С Женей я дружил и после войны, приходил к ней, когда бывал в Киеве, у нее была хорошая семья. Грустно, что ее больше нет. А так ли уж давно это было — девочка с косичками, стреляющая из самодельной трубки жеваными бумажками и одновременно спасающая кого-нибудь, гибнущего в это время у доски… злополучный дневник… И то, что все еще было впереди — и у нее, и у меня. А теперь ее нет — у нас теперь часто уходят слишком рано, — я задержался, но я далеко. К сожалению, это не только «путь всея земли», что тоже грустно, но на что роптать грешно, но и воздействие нашей изнасилованной жизни. Стране, с которой были тогда связаны наши надежды, грозит хаос. От этого и уходят рано — не в лучший мир, так в другую страну. Момент, как говорится, социальный.
Но тогда мы еще не знали будущего — ни своего, ни страны. Думали, спорили, но не знали. И даже Сталина еще не знали — даже мои старые друзья, даже я. Подумаешь — изменник революции…

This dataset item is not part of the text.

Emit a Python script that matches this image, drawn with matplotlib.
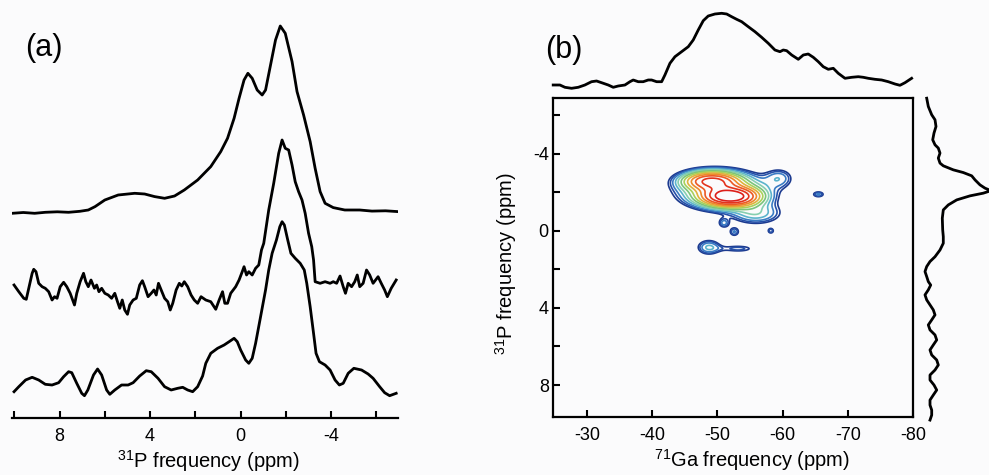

В этом классе и кроме Жени были люди, которые так или иначе запомнились на всю жизнь. Между тем жизнь некоторых из них по условиям времени оборвалась очень рано. Необходимо помянуть Варшаву. Фамилия его была, естественно, Варшавский. Но так его звали только учителя. Имя его было как я недавно узнал, Миля, но так его не звал никто. Был он для нас просто Варшава, на это имя и откликался. Жил он с матерью-медсестрой в подвале на Саксаганского, ближе к «Евбазу» и Безаковской, ведущей к вокзалу (до моей эмиграции — Коминтерна), вход был по ступенькам вниз прямо с улицы, на которой с утра до ночи гремели и трезвонили трамваи. На нем был всегда один и тот же неизменный, чисто выстиранный парусиновый костюм и такие же туфли. Впрочем, тогда, до войны, насчет нарядов вообще было негусто. Даже самые богатые из нас по теперешним нормам выглядели бы убого. А Варшава с матерью и по тогдашним меркам жили бедно. Но Варшава нисколько не унывал, вся его квартира была завалена всякой периодикой, ею же полон был его портфель — Варшава был ее усердным собирателем. Мы тогда все очень интересовались политикой, дело ведь шло к войне. Но не только поэтому — чтили заграничных коммунистов, следили за симптомами охлаждения нашей «дружбы» с немцами (цинизм по отношению к мировой буржуазии я принимал, но ведь не дружбу, о которой вопили все газеты) и т. п. Варшава был ходячим справочником по этим вопросам. У него были свои любимые словечки: «дескать», например. Он вставлял это слово, куда только можно. И всегда он светился добротой. Помню уже весной 1941-го военные занятия, маршировку вокруг военрука на площадке перед школой, зычную команду: «Вар-шавский! пряжку н-на-а пуп!» И помню, как высокий нескладный Варшава без тени смущения поправляет на ходу ремень на парусиновых брюках.
Однако когда пришлось, Варшава стал не только солдатом, но и сержантом. Гриша его встретил где-то на переформировании, когда Варшава уже стал бывалым фронтовиком. Он обучал необстрелянных обращению с пулеметом. То же добродушие, те же «дескать», но и забота о том, чтобы люди чему-то научились перед боем. Варшава погиб вскоре после этой встречи. Он не увидел и не пережил почти ничего из того, о чем я здесь буду вспоминать.
А вот другая трагическая судьба — Жора Сизоненко — фамилия, как у секретаря обкома, но человек совсем другого склада. Особой близости между нами не было, но были мы расположены друг к другу. Подозреваю, что особенно близок он не был ни с кем. Учился он очень хорошо, наверное, лучше всех, но был при этом скромен и мягок, неизменно и искренне доброжелателен ко всем. Было в нем то, что я бы теперь назвал врожденной интеллигентностью, может быть, даже аристократичностью, но это тогда мной не осознавалось. Жил он на Владимирской, между Жилянской и Мариинской. По дороге к нам из школы и из центра города Большеголовый, невысокий, плотный, но какой-то при этом соразмерный и неуловимо-изящный, он приветливо окликал меня, стоя у двери своего дома, и мы с ним разговаривали — дружески, откровенно на всякие темы — его интересовала и литература, и наши в ней дела, — но почти всегда не очень долго. Его окружала какая-то тайна. Мы знали, что жил он с матерью и теткой, что они были медсестрами (может, кто-то из них и врачом), но думаю, что по-настоящему о нем никто ничего не знал, но как-то не замечали, что не знали. Стены вокруг себя он не выстраивал. Или она была прозрачной? Что он скрывал, где и кем был его отец — я не знаю. Тогда многие многое скрывали, многие в чем-то были «виноваты» перед мучающей их властью.